One aspect of my Texan education was helping Uncle Dart out on the ranch, at which I was spectacularly inept. I once spent two hours on my belly painting one square foot of an old barn. After that I was put on paperwork and other stuff
usually left to Loretta. I will say this for Dart: whatever signs he hung on his porch, he was scrupulously fair to his employees. I saw that in the ledgers I used to read when I should have been working, bound I think in the hide of one of his own steers. Sons of his friends got no special consideration. A black man named Moses was his right hand for sixteen years, and he got paid accordingly. I was family, but I got less than minimum wage.

My dad was dismayed when I told him that, but he explained it correctly, I think.

“Your uncle Dart takes every man as he finds him.”

Sometimes over dinner Dart cracked jokes about wetbacks and niggers. When I reported this by phone from Texas to Indiana in hushed tones to my parents they told me firmly that he was a man of a time and a place that weren’t like my time and place. More important, he was my uncle and I should overlook his shortcomings and indiscretions, because he loved me. He sure as hell didn’t overlook mine, I said. They told me to get used to it.

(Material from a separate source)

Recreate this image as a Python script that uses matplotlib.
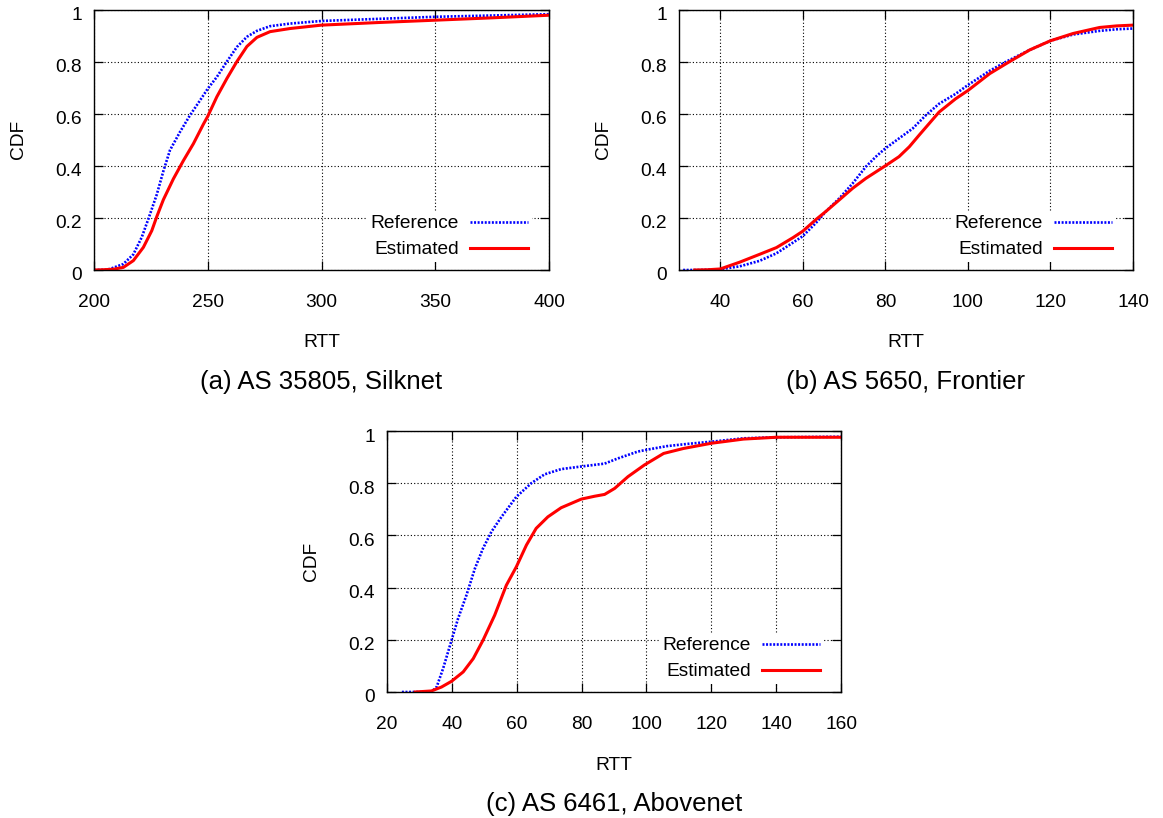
import matplotlib
matplotlib.use("Agg")
import matplotlib.pyplot as plt
import matplotlib.transforms as mtransforms

plt.rcParams['font.family'] = ['Liberation Sans', 'DejaVu Sans']

# CDF of RTT, reference vs estimated, three ASes
a_ref_x = [200, 205, 207, 212.9, 217.3, 221, 223.9, 227.6, 230.5, 233.4, 237.8, 242.2, 246.6, 250,
           254, 258.4, 262.8, 267.2, 271.6, 277.4, 286.2, 300, 325, 350, 375, 400]
a_ref_y = [0, 0.001, 0.004, 0.023, 0.06, 0.126, 0.196, 0.29, 0.38, 0.46, 0.53, 0.594, 0.651, 0.696,
           0.741, 0.8, 0.856, 0.895, 0.918, 0.936, 0.946, 0.956, 0.964, 0.972, 0.977, 0.982]
a_est_x = [200, 204, 208.5, 212.9, 217.3, 221.7, 225.4, 227.6, 230.5, 234.9, 239.3, 243.7, 248.1, 250,
           254, 258.4, 262.8, 267.2, 271.6, 277.4, 286.2, 300, 325, 350, 375, 400]
a_est_y = [0, 0.001, 0.003, 0.01, 0.036, 0.087, 0.151, 0.205, 0.27, 0.35, 0.42, 0.485, 0.56, 0.59,
           0.665, 0.735, 0.8, 0.858, 0.893, 0.915, 0.927, 0.94, 0.95, 0.959, 0.968, 0.978]

b_ref_x = [31, 35, 40, 44.7, 49.5, 53.6, 57.6, 60, 63.2, 65.6, 68.9, 72.1, 75.3, 77.7, 80, 83.3, 86.6,
           89.8, 93, 97, 100, 105.3, 109.3, 115, 120, 125.5, 131.9, 136, 140]
b_ref_y = [0, 0, 0.003, 0.014, 0.035, 0.064, 0.105, 0.13, 0.181, 0.225, 0.276, 0.333, 0.397, 0.435,
           0.467, 0.505, 0.543, 0.594, 0.638, 0.676, 0.71, 0.765, 0.8, 0.845, 0.88, 0.904, 0.918, 0.924, 0.927]
b_est_x = [33.8, 37, 40, 44.7, 49.5, 53.6, 57.6, 60, 63.2, 65.6, 68.9, 72.1, 75.3, 80, 83.3, 85.8, 88.2,
           90.6, 93, 97, 100, 105.3, 110.1, 115, 120, 125.5, 131.9, 136, 140]
b_est_y = [0, 0.001, 0.004, 0.03, 0.06, 0.086, 0.124, 0.149, 0.194, 0.225, 0.27, 0.314, 0.352, 0.4,
           0.435, 0.473, 0.518, 0.562, 0.606, 0.657, 0.689, 0.754, 0.8, 0.845, 0.88, 0.908, 0.931, 0.937, 0.94]

c_ref_x = [24.6, 33.7, 35.3, 37.3, 39.9, 41.9, 44.5, 47.1, 49.6, 52.2, 55.3, 59.9, 64.5, 68.6, 73.7,
           79.9, 87.1, 91.2, 97.3, 100, 106.3, 113, 120, 129.9, 140, 150, 160]
c_ref_y = [0, 0, 0.019, 0.09, 0.198, 0.281, 0.371, 0.473, 0.55, 0.614, 0.671, 0.748, 0.8, 0.834, 0.854,
           0.864, 0.875, 0.895, 0.921, 0.928, 0.942, 0.951, 0.959, 0.972, 0.976, 0.977, 0.978]
c_est_x = [28.7, 33.7, 36.8, 39.9, 43.5, 46.6, 49.6, 53.2, 56.8, 59.9, 63, 66, 69.6, 73.7, 79.9, 84,
           87.1, 90.2, 94.3, 99.4, 105.3, 111.4, 120, 129.9, 140, 150, 160]
c_est_y = [0, 0.004, 0.019, 0.041, 0.077, 0.128, 0.198, 0.294, 0.409, 0.48, 0.563, 0.627, 0.671, 0.706,
           0.739, 0.75, 0.757, 0.78, 0.825, 0.87, 0.914, 0.933, 0.953, 0.969, 0.976, 0.976, 0.976]

a_xticks = [200, 250, 300, 350, 400]
b_xticks = [40, 60, 80, 100, 120, 140]
c_xticks = [20, 40, 60, 80, 100, 120, 140, 160]
y_ticks = [0, 0.2, 0.4, 0.6, 0.8, 1.0]
y_ticklabels = ['0', '0.2', '0.4', '0.6', '0.8', '1']

captions = ['(a) AS 35805, Silknet', '(b) AS 5650, Frontier', '(c) AS 6461, Abovenet']

fig = plt.figure(figsize=(11.63, 8.18), dpi=100)
W, H = 1163.0, 818.0


def make_axes(left, right, top, bottom):
    return fig.add_axes([left / W, 1 - bottom / H, (right - left) / W, (bottom - top) / H])


ax_a = make_axes(94, 549, 9.5, 270)
ax_b = make_axes(679, 1133, 9.5, 270)
ax_c = make_axes(387, 841, 431, 692)

panels = [
    (ax_a, a_ref_x, a_ref_y, a_est_x, a_est_y, (200, 400), a_xticks, captions[0]),
    (ax_b, b_ref_x, b_ref_y, b_est_x, b_est_y, (30, 140), b_xticks, captions[1]),
    (ax_c, c_ref_x, c_ref_y, c_est_x, c_est_y, (20, 160), c_xticks, captions[2]),
]

fs = 13.8
shift_down = mtransforms.ScaledTranslation(0, -4 / 100, fig.dpi_scale_trans)

for ax, rx, ry, ex, ey, xlim, xticks, cap in panels:
    ax.plot(rx, ry, color='#0000ff', lw=1.9, linestyle=(0, (0.75, 0.6)), label='Reference')
    ax.plot(ex, ey, color='#ff0000', lw=2.2, label='Estimated')
    ax.set_xlim(*xlim)
    ax.set_ylim(0, 1)
    ax.set_xticks(xticks)
    ax.set_yticks(y_ticks)
    ax.set_yticklabels(y_ticklabels)
    ax.grid(True, color='black', lw=0.8, linestyle=(0, (1, 2)))
    ax.tick_params(direction='in', length=6.5, width=0.9, top=True, right=True,
                   labelsize=fs, colors='black')
    ax.tick_params(axis='x', pad=17)
    ax.tick_params(axis='y', pad=8.5)
    for lab in ax.get_yticklabels():
        lab.set_transform(lab.get_transform() + shift_down)
    for sp in ax.spines.values():
        sp.set_linewidth(1.0)
    ax.set_xlabel('RTT', fontsize=fs, va='center')
    ax.xaxis.set_label_coords(0.5, -0.28)
    ax.set_ylabel('CDF', fontsize=fs, va='center')
    ax.yaxis.set_label_coords(-0.167, 0.5)
    ax.text(0.5, -0.43, cap, transform=ax.transAxes, ha='center', va='center', fontsize=18.5)
    leg = ax.legend(loc='lower right', bbox_to_anchor=(0.962, 0.03), borderaxespad=0,
                    markerfirst=False, fontsize=fs, handlelength=3.0, handletextpad=0.6,
                    labelspacing=0.45, borderpad=0.2, fancybox=False, framealpha=1)
    leg.get_frame().set_edgecolor('none')
    leg.get_frame().set_facecolor('white')

fig.savefig('out.png', dpi=100)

Loretta put a different spin on things privately one afternoon in the kitchen.

“He doesn’t say that stuff when you’re not around,” she explained. “He doesn’t hate anybody but self-righteous Yankees, and he’s worried you’ll grow up to be one of them. He’s baiting you.”

When cousin Dave turned twenty-two he lit out for Mexico and spent several years writing jingles for Mexican radio on his computer. Computers were new then, especially in Mexico. He would get a phrase like “thirty pesos for each tooth” and he had to compose appropriate music for it.

After six years of that he phoned the ranch to announce he had married a local girl named Elia, and he was coming home.

They had one month before Elia and Dave arrived. In that month Loretta and Dart spent five hours a day on an intensive Spanish course. “Shouldn’t have bothered,” said Loretta. “Her English is better than ours anyway.” Dart read deeply in Mexican history, and he could name every Mexican state and its capital city, though he had to slow right down for Tuxtla Gutiérrez and Tlaxcala de Xicohténcatl. Loretta bought a tortilla press, which was more work than it was worth. She marked all the saints’ days on the calendar, too. This from a couple who hadn’t forgiven the Alamo.

Dart still made wetback jokes out of habit sometimes, but otherwise he treated Elia as his own daughter. Dave and Elia didn’t hang around in Texas very long, though. Indianapolis had a nascent IT publishing industry and Dave’s expertise was in demand.

Box County was one hour’s drive from Indianapolis and it had what they required most—space. “Room for Dart’s boots” is how Loretta put it, but it was not a detail, shifting everything from a sprawling Texas ranch to a smaller Hoosier home. They got what they were after—a small A-frame on six acres of land, with a half-acre lake by the house. They had forest instead of pasture, and they had intermittent water and unreliable electricity they hadn’t counted on, but they said it would do for a while. They hadn’t been through a Yankee winter.

I stopped by most days after work and scandalized them both by drinking Dart’s Lone Star before noon.

“I get more done by nine a.m. than the army does all day,” I said. Dart found that unbearably smug.

“Ranchers don’t sleep late either,” he said.

I went to their bathroom to get my deer ticks out and flush them down the toilet. I never had fewer than nine or more than twenty-seven, and I always got them off before they sank into my skin. When I finally got Lyme disease I was four thousand miles away on a different project in central Europe.